Несомненно, к традиционным сценическим формам приблизила пьесу нововведенная система монологов. А. П. Скафтымов даже полагал, что в «способах изображения внутреннего мира действующих лиц пьеса в основном продолжает прежнюю традицию непосредственных признаний и монологов. <…> Иванов говорит о себе много и пространно. В сущности, на протяжении всей пьесы все участие Иванова в сценах и диалогах занято его саморазъяснениями»[623]. Говорит он много, это так; но столь ли уж традиционны его монологи?
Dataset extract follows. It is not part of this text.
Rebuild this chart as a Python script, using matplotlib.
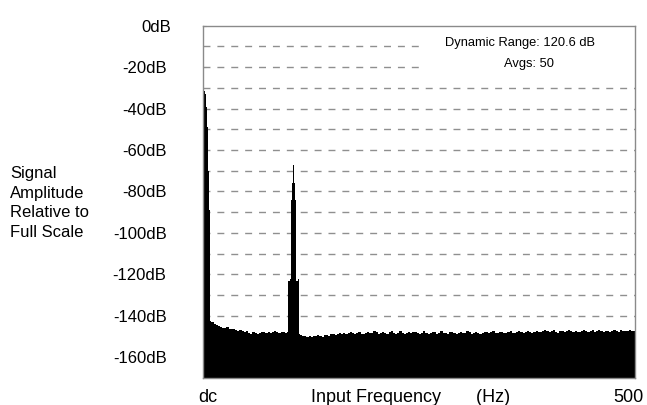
import numpy as np
import matplotlib.pyplot as plt
from matplotlib.transforms import ScaledTranslation

plt.rcParams['font.family'] = ['Liberation Sans', 'DejaVu Sans']

# dc spike, 1 Hz bins
dc_freq = np.arange(0, 10, 1.0)
dc_amp = [-31, -31, -31.5, -33, -39, -49, -70, -89, -141, -142.5]

# floor between dc and the spur, 2.5 Hz bins
low_freq = np.arange(10, 97.5, 2.5)
low_amp = [-143.0, -143.8, -144.5, -145.0, -145.2, -145.8, -146.0, -145.6, -146.4, -146.6,
           -146.2, -147.0, -147.3, -146.8, -147.5, -147.9, -147.4, -148.2, -148.6, -147.9,
           -148.3, -148.8, -148.1, -147.6, -148.0, -148.4, -147.8, -148.2, -147.9, -147.5,
           -147.9, -148.2, -147.8, -148.0, -148.3]

# spur near 104 Hz, 1 Hz bins
spur_freq = np.arange(98, 113, 1.0)
spur_amp = [-148.0, -123, -123, -122, -84, -76, -66, -67, -76, -84, -123, -123, -122, -148.8, -149.0]

# floor up to 500 Hz, 2.5 Hz bins
high_freq = np.arange(112.5, 502.5, 2.5)
high_amp = [-149.2, -149.5, -149.9, -150.1, -149.7, -150.0,
            -149.6, -149.9, -149.3, -149.8, -150.0, -149.4, -149.1, -149.6, -149.0, -148.7, -149.2, -148.8, -148.5, -149.0,
            -148.3, -148.9, -148.1, -147.6, -148.4, -148.8, -148.2, -147.9, -148.6, -149.0, -148.3, -147.8,
            -148.5, -148.1, -147.4, -148.0, -148.7, -148.2, -147.7, -148.4, -148.9, -148.0, -147.5, -148.3,
            -148.6, -148.1, -147.3, -148.2, -148.8, -148.4, -147.9, -148.5, -148.0, -147.6, -148.3, -148.7,
            -148.1, -147.5, -148.2, -148.9, -148.4, -147.8, -148.0, -148.6, -148.2, -147.4, -148.1, -148.5,
            -148.8, -148.0, -147.6, -148.3, -148.7, -148.1, -147.7, -148.4, -148.2, -147.5, -148.0, -148.6,
            -148.3, -147.8, -148.1, -148.7, -148.4, -147.6, -148.0, -148.5, -147.9, -147.3, -148.1, -148.4,
            -148.0, -147.6, -148.2, -148.5, -147.9, -147.5, -148.1, -148.3, -147.7, -147.4, -148.0, -148.2,
            -147.8, -147.3, -147.9, -148.2, -147.6, -147.1, -147.7, -148.0, -147.4, -146.9, -147.5, -147.9,
            -147.3, -147.0, -147.6, -148.1, -147.5, -147.2, -147.8, -147.4, -146.8, -147.3, -147.7, -147.2,
            -147.6, -148.0, -147.4, -146.9, -147.5, -147.8, -147.2, -147.0, -147.6, -147.3, -146.7, -147.2,
            -147.7, -147.1, -147.5, -147.9, -147.3, -146.9, -147.4, -147.6, -147.0, -147.3, -147.5, -147.1,
            -146.8, -147.2, -147.4, -146.6]

ytick_vals = np.arange(0, -161, -20)
ytick_labels = ['%ddB' % v for v in ytick_vals]
grid_vals = np.arange(-10, -161, -10)

freq = np.concatenate([dc_freq, low_freq, spur_freq, high_freq])
amp = np.concatenate([dc_amp, low_amp, spur_amp, high_amp])

fig = plt.figure(figsize=(6.47, 4.05), dpi=100)
ax = fig.add_axes([0.3133, 0.0667, 0.6682, 0.8698])

gc = '#8f8f8f'
for v in grid_vals:
    xmax = 0.512 if v > -25 else 1.0
    ax.axhline(v, xmin=0, xmax=xmax, color=gc, lw=1.0, ls=(0, (5, 5)), zorder=1)

ax.fill_between(freq, amp, -170, step='post', color='black', lw=0, zorder=2)

ax.set_xlim(0, 500)
ax.set_ylim(-170, 0)
ax.set_yticks(ytick_vals)
ax.set_yticklabels(ytick_labels, fontsize=12)
ax.set_yticks(grid_vals, minor=True)
ax.tick_params(axis='y', which='both', direction='in', length=2.5, color=gc, pad=26)
ax.set_xticks([0, 500])
ax.set_xticklabels(['dc', '500'], fontsize=13)
ax.tick_params(axis='x', length=0, pad=8)
ax.set_xlabel('Input Frequency       (Hz)', fontsize=13)
ax.xaxis.set_label_coords(0.48, -0.032)
ax.xaxis.label.set_va('top')
for s in ax.spines.values():
    s.set_color('#8a8a8a')
    s.set_linewidth(1.0)

xl = ax.get_xticklabels()
xl[0].set_transform(xl[0].get_transform() + ScaledTranslation(0.05, 0, fig.dpi_scale_trans))
xl[1].set_transform(xl[1].get_transform() + ScaledTranslation(-0.07, 0, fig.dpi_scale_trans))
yl = ax.get_yticklabels()
yl[0].set_transform(yl[0].get_transform() + ScaledTranslation(0.05, 0, fig.dpi_scale_trans))

ax.text(0.733, 0.950, 'Dynamic Range: 120.6 dB', transform=ax.transAxes, fontsize=9.3, ha='center', va='center')
ax.text(0.755, 0.891, 'Avgs: 50', transform=ax.transAxes, fontsize=9.3, ha='center', va='center')

fig.text(10 / 647, 1 - 203 / 405, 'Signal\nAmplitude\nRelative to\nFull Scale', fontsize=12,
         ha='left', va='center', linespacing=1.4)

plt.savefig('out.png', dpi=100)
Сейчас, после опыта поздней чеховской и всей послечеховской драматургии, «Иванов» действительно в этом может казаться несколько старомодным. Однако современную критику – очень чуткий барометр – не удовлетворяли прежде всего именно новые монологи. Более того: с первым вариантом пьесы было знакомо немного современников, и почти вся известная нам критика – это критика нового варианта «Иванова». Этот вариант оказался для нее совершенно необычен – и в частности, своими монологами. «Что автор хотел сказать этим монологом, – недоумевал обозреватель «Одесского вестника» по поводу финальной речи Иванова, – так и остается неизвестным»[624]. Разбирая другой монолог, Л. Е. Оболенский писал: «Допустим, что Иванов надломился от переутомления. „Гимназия, университет, потом хозяйство, школы, проекты“, – говорит он. Но разве не тысячи людей хозяйничают, учатся в гимназиях, университетах, разве не тысячи заботятся о школах, создают проекты»[625]. В этом духе о данном монологе писали много. «Попробуйте из его монолога точно и ясно определить эти „два мешка ржи“, взваленных на спину? <…> В университете, школах, хозяйствах и проектах я не нахожу ничего, объясняющего утомления и усталость», – решительно заявлял Е. А. Соловьев[626]. Иванов, писал обозреватель нижегородской газеты, «неизвестно отчего не может ни работать, ни любить, ни жениться, ни жить; автор объясняет это, его устами, переутомлением – от гимназии, университета и даже… занятий хозяйством; но это объяснение ничего не говорит»[627]. «Всякий невольно спросит себя, – писала другая провинциальная газета по поводу третьего известного монолога, – в чем же состояла эта „пережитая жизнь“, эта „война с тысячами“ и битвы с мельницами?»[628]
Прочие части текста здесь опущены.